1.5        Therefore this report concentrates mainly on the ATO’s handling of MMS – both its historical approach to the market and its current handling of deductions that it has disallowed – and the impact that is having on taxpayers.

1.6        At the outset, the Committee acknowledges the complexity of the issues involved and the difficulty faced by the ATO in distinguishing the levels of tax mischief and risk posed by different investors and different schemes. Profiles of participants range from unsophisticated investors who seem to have been captured unawares by aggressive marketing and bad advice, to high wealth individuals with a history of tax evasion and an interest in reducing their taxable incomes to very low levels.

1.7        Furthermore, it should be clear at the outset that the Committee is not in a position to, and can in no way endorse any of the schemes involved in the dispute with the ATO. Indeed, it is the view of the Committee that a large number of these schemes appeared to be designed specifically to defraud the tax system and to use ordinary taxpayers in that process. Not only have they left many taxpayers with large tax bills, but many of these schemes have ceased to exist. The Committee is of the view that few schemes represented ‘a good investment’ in the ordinary meaning of the term, and that without the ‘tax deductibility’ factor, very few would have got off the ground.

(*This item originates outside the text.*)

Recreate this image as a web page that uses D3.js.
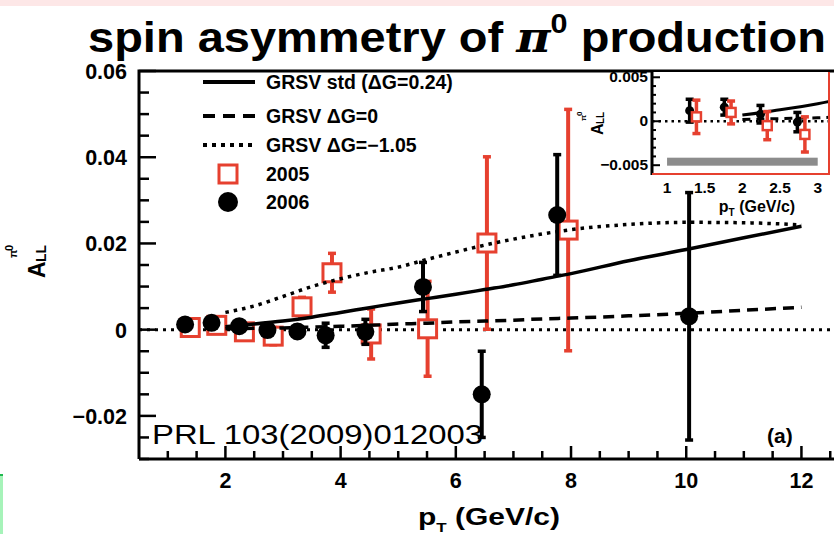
<!DOCTYPE html>
<html>
<head>
<meta charset="utf-8">
<script src="https://cdn.jsdelivr.net/npm/d3@7"></script>
<style>
  html, body { margin: 0; padding: 0; background: #fff; }
  svg { display: block; }
  text { font-family: "Liberation Sans", Arial, sans-serif; }
</style>
</head>
<body>
<svg id="chart" width="834" height="534"></svg>
<script>
// ---- data ----
// 2006 run (filled circles)
const pt2006 = [1.30, 1.76, 2.24, 2.73, 3.25, 3.74, 4.43, 5.43, 6.45, 7.76, 10.05];
const all2006 = [0.0012, 0.0016, 0.0008, -0.0001, -0.0004, -0.0013, -0.0005, 0.0099, -0.0150, 0.0266, 0.0031];
const err2006 = [0.0013, 0.0009, 0.0010, 0.0011, 0.0014, 0.0028, 0.0029, 0.0057, 0.0100, 0.0140, 0.0287];
// 2005 run (open squares)
const pt2005 = [1.39, 1.85, 2.33, 2.83, 3.33, 3.85, 4.53, 5.51, 6.54, 7.95];
const all2005 = [0.0005, 0.0010, -0.0005, -0.0015, 0.0053, 0.0132, -0.0010, 0.0002, 0.0201, 0.0231];
const err2005 = [0.0019, 0.0013, 0.0016, 0.0020, 0.0022, 0.0045, 0.0058, 0.0110, 0.0200, 0.0280];
// GRSV predictions
const ptTheory = [2.0, 2.5, 3, 3.5, 4, 4.5, 5, 5.5, 6, 6.5, 7, 7.5, 8, 9, 10, 11, 12];
const grsvStd  = [0.0007, 0.0013, 0.0020, 0.0029, 0.0040, 0.0051, 0.0062, 0.0072, 0.0082, 0.0093, 0.0104, 0.0117, 0.0130, 0.0160, 0.0186, 0.0213, 0.0240];
const grsvZero = [0.0002, 0.0003, 0.0004, 0.0006, 0.0008, 0.0010, 0.0013, 0.0015, 0.0018, 0.0020, 0.0022, 0.0025, 0.0027, 0.0032, 0.0038, 0.0045, 0.0052];
const grsvNeg  = [0.0040, 0.0055, 0.0077, 0.0100, 0.0118, 0.0133, 0.0145, 0.0163, 0.0180, 0.0196, 0.0210, 0.0222, 0.0232, 0.0244, 0.0249, 0.0248, 0.0243];
// axis ticks
const xTickLabels = [2, 4, 6, 8, 10, 12];
const yTickLabels = [-0.02, 0, 0.02, 0.04, 0.06];
const insetXTicks = [1, 1.5, 2, 2.5, 3];
const insetYTicks = [-0.005, 0, 0.005];
const legendItems = ["GRSV std (\u0394G=0.24)", "GRSV \u0394G=0", "GRSV \u0394G=\u22121.05", "2005", "2006"];
const insetMaxPt = 3;
// scale uncertainty band shown in the inset
const bandRange = [1, 3];
const bandValue = -0.0046;

const RED = "#e6402f";
const svg = d3.select("#chart");

// slide decoration
svg.append("rect").attr("x", 0).attr("y", 0).attr("width", 834).attr("height", 6).attr("fill", "#fde7e7");
svg.append("rect").attr("x", 0).attr("y", 474).attr("width", 3).attr("height", 60).attr("fill", "#a6f3b9");
svg.append("rect").attr("x", 0).attr("y", 474).attr("width", 3).attr("height", 2).attr("fill", "#1fb84f");

// ---- main panel ----
const x = d3.scaleLinear().domain([0.5, 12.6]).range([139, 836]);
const y = d3.scaleLinear().domain([-0.03, 0.06]).range([459, 71]);
const main = svg.append("g");

// ticks (pointing inward)
const yMinor = d3.range(-0.03, 0.0601, 0.005).map(v => +v.toFixed(3));
main.selectAll("line.ytick").data(yMinor).join("line")
  .attr("x1", x(0.5)).attr("x2", d => x(0.5) + (Math.abs(d / 0.02 - Math.round(d / 0.02)) < 1e-6 ? 17 : 10))
  .attr("y1", d => y(d)).attr("y2", d => y(d))
  .attr("stroke", "#000").attr("stroke-width", 2.5);
const xMinor = d3.range(1, 12.51, 0.5);
main.selectAll("line.xtick").data(xMinor).join("line")
  .attr("x1", d => x(d)).attr("x2", d => x(d))
  .attr("y1", y(-0.03)).attr("y2", d => y(-0.03) - (d % 2 === 0 ? 13 : 8))
  .attr("stroke", "#000").attr("stroke-width", 2.5);

main.selectAll("text.ylab").data(yTickLabels).join("text")
  .attr("x", 127).attr("y", d => y(d) + 8)
  .attr("text-anchor", "end").attr("font-size", 21.5).attr("font-weight", "bold")
  .text(d => d === 0 ? "0" : d3.format(".2f")(d).replace("-", "\u2212"));
main.selectAll("text.xlab").data(xTickLabels).join("text")
  .attr("x", d => x(d)).attr("y", 488)
  .attr("text-anchor", "middle").attr("font-size", 21.5).attr("font-weight", "bold")
  .text(d => d);

// x axis title
const xt = main.append("text").attr("x", 418).attr("y", 525)
  .attr("font-size", 23).attr("font-weight", "bold")
  .attr("textLength", 142).attr("lengthAdjust", "spacingAndGlyphs");
xt.append("tspan").text("p");
xt.append("tspan").attr("font-size", 13).attr("dy", 7).text("T");
xt.append("tspan").attr("dy", -7).text(" (GeV/c)");

// y axis title
const yt = main.append("g").attr("transform", "translate(45,278) rotate(-90)");
yt.append("text").attr("x", 0).attr("y", 0).attr("font-size", 23).attr("font-weight", "bold").text("A");
yt.append("text").attr("x", 16).attr("y", 1).attr("font-size", 14).attr("font-weight", "bold").text("LL");
yt.append("text").attr("x", 20).attr("y", -28).attr("font-size", 11).attr("font-weight", "bold").text("\u03c0");
yt.append("text").attr("x", 27).attr("y", -32).attr("font-size", 11).attr("font-weight", "bold").text("0");

// zero line
main.append("line").attr("x1", x(0.5)).attr("x2", 836).attr("y1", y(0)).attr("y2", y(0))
  .attr("stroke", "#000").attr("stroke-width", 3).attr("stroke-dasharray", "3,5");

// error bars helper
function errorBars(g, pts, vals, errs, sx, sy, color, w, cap) {
  const d = pts.map((p, i) => ({ p, v: vals[i], e: errs[i] }));
  g.selectAll(null).data(d).join("line")
    .attr("x1", q => sx(q.p)).attr("x2", q => sx(q.p))
    .attr("y1", q => sy(q.v - q.e)).attr("y2", q => sy(q.v + q.e))
    .attr("stroke", color).attr("stroke-width", w);
  ["lo", "hi"].forEach(k => {
    g.selectAll(null).data(d).join("line")
      .attr("x1", q => sx(q.p) - cap).attr("x2", q => sx(q.p) + cap)
      .attr("y1", q => sy(k === "lo" ? q.v - q.e : q.v + q.e))
      .attr("y2", q => sy(k === "lo" ? q.v - q.e : q.v + q.e))
      .attr("stroke", color).attr("stroke-width", 3.5);
  });
}

const pts = main.append("g");
errorBars(pts, pt2005, all2005, err2005, x, y, RED, 4, 4);
pts.selectAll("rect.s2005").data(pt2005).join("rect")
  .attr("x", (d) => x(d) - 9).attr("y", (d, i) => y(all2005[i]) - 9)
  .attr("width", 18).attr("height", 18)
  .attr("fill", "#fff").attr("stroke", RED).attr("stroke-width", 3);
errorBars(pts, pt2006, all2006, err2006, x, y, "#000", 4, 4);
pts.selectAll("circle.s2006").data(pt2006).join("circle")
  .attr("cx", d => x(d)).attr("cy", (d, i) => y(all2006[i])).attr("r", 9)
  .attr("fill", "#000");

// theory curves
const theory = [
  { vals: grsvStd, dash: null },
  { vals: grsvZero, dash: "11,7" },
  { vals: grsvNeg, dash: "3.5,5" }
];
const curve = (sx, sy) => d3.line().x(d => sx(d[0])).y(d => sy(d[1])).curve(d3.curveMonotoneX);
theory.forEach(t => {
  main.append("path")
    .attr("d", curve(x, y)(ptTheory.map((p, i) => [p, t.vals[i]])))
    .attr("fill", "none").attr("stroke", "#000").attr("stroke-width", 3.5)
    .attr("stroke-dasharray", t.dash);
});

// frame
main.append("path").attr("d", `M${x(0.5)},${y(-0.03)}V${y(0.06)}H836`)
  .attr("fill", "none").attr("stroke", "#000").attr("stroke-width", 3);
main.append("line").attr("x1", x(0.5)).attr("x2", 836).attr("y1", y(-0.03)).attr("y2", y(-0.03))
  .attr("stroke", "#000").attr("stroke-width", 3);

// legend
const lg = main.append("g");
const rowsY = [82, 116, 145, 174, 202];
const sampleDash = [null, "12,8", "4,5"];
sampleDash.forEach((dash, i) => {
  lg.append("line").attr("x1", 203).attr("x2", 255).attr("y1", rowsY[i]).attr("y2", rowsY[i])
    .attr("stroke", "#000").attr("stroke-width", 4).attr("stroke-dasharray", dash);
});
lg.append("rect").attr("x", 219).attr("y", rowsY[3] - 9).attr("width", 18).attr("height", 18)
  .attr("fill", "#fff").attr("stroke", RED).attr("stroke-width", 3);
lg.append("circle").attr("cx", 228).attr("cy", rowsY[4]).attr("r", 10).attr("fill", "#000");
lg.selectAll("text").data(legendItems).join("text")
  .attr("x", 266).attr("y", (d, i) => rowsY[i] + 7)
  .attr("font-size", 19.5).attr("font-weight", "bold").text(d => d);

// labels in the plot
main.append("text").attr("x", 152).attr("y", 444)
  .attr("font-family", "'Open Sans', 'Noto Sans', sans-serif").attr("font-size", 28)
  .attr("textLength", 331).attr("lengthAdjust", "spacingAndGlyphs")
  .text("PRL 103(2009)012003");
main.append("text").attr("x", 767).attr("y", 443).attr("font-size", 21).attr("font-weight", "bold").text("(a)");

// ---- inset: low pT ----
const xi = d3.scaleLinear().domain([0.8, 3.15]).range([652, 829]);
const yi = d3.scaleLinear().domain([-0.006, 0.0056]).range([174, 72]);
const ins = svg.append("g");
ins.append("rect").attr("x", 652).attr("y", 72).attr("width", 177).attr("height", 102).attr("fill", "#fff");

ins.append("rect").attr("x", xi(bandRange[0])).attr("y", yi(bandValue) - 4)
  .attr("width", xi(bandRange[1]) - xi(bandRange[0])).attr("height", 8).attr("fill", "#8c8c8c");

ins.append("line").attr("x1", 652).attr("x2", 829).attr("y1", yi(0)).attr("y2", yi(0))
  .attr("stroke", "#000").attr("stroke-width", 2.5).attr("stroke-dasharray", "2.5,4");

const clipId = "insetClip";
svg.append("clipPath").attr("id", clipId).append("rect")
  .attr("x", 652).attr("y", 72).attr("width", 177).attr("height", 102);
[{ vals: grsvStd, dash: null }, { vals: grsvZero, dash: "8,6" }].forEach(t => {
  ins.append("path").attr("clip-path", `url(#${clipId})`)
    .attr("d", curve(xi, yi)(ptTheory.map((p, i) => [p, t.vals[i]])))
    .attr("fill", "none").attr("stroke", "#000").attr("stroke-width", 3)
    .attr("stroke-dasharray", t.dash);
});

const lowIdx5 = pt2005.map((p, i) => i).filter(i => pt2005[i] < insetMaxPt);
const lowIdx6 = pt2006.map((p, i) => i).filter(i => pt2006[i] < insetMaxPt);
const ip = ins.append("g");
errorBars(ip, lowIdx6.map(i => pt2006[i]), lowIdx6.map(i => all2006[i]), lowIdx6.map(i => err2006[i]), xi, yi, "#000", 3.5, 4);
ip.selectAll("circle.i6").data(lowIdx6).join("circle")
  .attr("cx", i => xi(pt2006[i])).attr("cy", i => yi(all2006[i])).attr("r", 4.5).attr("fill", "#000");
errorBars(ip, lowIdx5.map(i => pt2005[i]), lowIdx5.map(i => all2005[i]), lowIdx5.map(i => err2005[i]), xi, yi, RED, 3.5, 4);
ip.selectAll("rect.i5").data(lowIdx5).join("rect")
  .attr("x", i => xi(pt2005[i]) - 4.5).attr("y", i => yi(all2005[i]) - 4.5)
  .attr("width", 9).attr("height", 9)
  .attr("fill", "#fff").attr("stroke", RED).attr("stroke-width", 2.5);

// inset frame: black left axis, red right/bottom
const iyTicks = d3.range(-0.006, 0.0056, 0.001).map(v => +v.toFixed(3));
ins.selectAll("line.iyt").data(iyTicks).join("line")
  .attr("x1", 652).attr("x2", d => 652 + (Math.abs(d % 0.005) < 1e-9 ? 8 : 4))
  .attr("y1", d => yi(d)).attr("y2", d => yi(d))
  .attr("stroke", "#000").attr("stroke-width", 2);
ins.append("line").attr("x1", 652).attr("x2", 652).attr("y1", 72).attr("y2", 175)
  .attr("stroke", "#000").attr("stroke-width", 3);
ins.append("path").attr("d", "M652,174H829V72").attr("fill", "none").attr("stroke", RED).attr("stroke-width", 2);

ins.selectAll("text.iyl").data(insetYTicks).join("text")
  .attr("x", 648).attr("y", d => yi(d) + 5)
  .attr("text-anchor", "end").attr("font-size", 15.5).attr("font-weight", "bold")
  .text(d => d === 0 ? "0" : d3.format(".3f")(d).replace("-", "\u2212"));
ins.selectAll("text.ixl").data(insetXTicks).join("text")
  .attr("x", d => xi(d)).attr("y", 193)
  .attr("text-anchor", "middle").attr("font-size", 15.5).attr("font-weight", "bold")
  .text(d => d);
const ixt = ins.append("text").attr("x", 757).attr("y", 212).attr("text-anchor", "middle")
  .attr("font-size", 16).attr("font-weight", "bold");
ixt.append("tspan").text("p");
ixt.append("tspan").attr("font-size", 10).attr("dy", 4).text("T");
ixt.append("tspan").attr("dy", -4).text(" (GeV/c)");
const iyt = ins.append("g").attr("transform", "translate(603,135) rotate(-90)");
iyt.append("text").attr("font-size", 16).attr("font-weight", "bold").text("A");
iyt.append("text").attr("x", 11).attr("y", 1).attr("font-size", 10).attr("font-weight", "bold").text("LL");
iyt.append("text").attr("x", 14).attr("y", -17).attr("font-size", 8).attr("font-weight", "bold").text("\u03c0");
iyt.append("text").attr("x", 19).attr("y", -21).attr("font-size", 8).attr("font-weight", "bold").text("0");

// ---- title ----
const title = svg.append("text").attr("x", 88).attr("y", 52)
  .attr("font-family", "'Open Sans', 'Noto Sans', sans-serif").attr("font-size", 43).attr("font-weight", "bold")
  .attr("textLength", 738).attr("lengthAdjust", "spacingAndGlyphs");
title.append("tspan").text("spin asymmetry of ");
title.append("tspan").attr("font-family", "'DejaVu Serif', serif").attr("font-style", "italic").text("\u03c0");
title.append("tspan").attr("font-size", 28).attr("dy", -19).text("0");
title.append("tspan").attr("dy", 19).text(" production");
</script>
</body>
</html>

1.8        For these reasons, the Committee emphasises that, while there have been attempts to paint a picture that attributes sole blame to the ATO for the difficult circumstances in which many people now find themselves, the Committee does not accept such a blanket explanation. While the Committee believes that the ATO contributed to the problem (and will explore that issue in the body of this report), promoters and advisers bear a significant share of the blame. It is clear to the Committee that elements of the tax, legal and financial planning professions, and at least some of the taxpayers involved, have sought to exploit loopholes in the taxation law in a way never intended by Parliament.

1.9        In its final report, the Committee intends to more closely examine whether legislative change is required to prevent the tax system from being exploited in this way in the future and what sanctions should be developed against persons who seek to promote such tax avoidance schemes. The Committee will also examine more closely what it believes may be serious flaws in the self assessment system.

1.10      However, the main issue before the Committee at this stage of the inquiry is the effects of ATO actions on investors who entered into mass marketed schemes, unaware of their exposure to the risk of later charges of tax avoidance.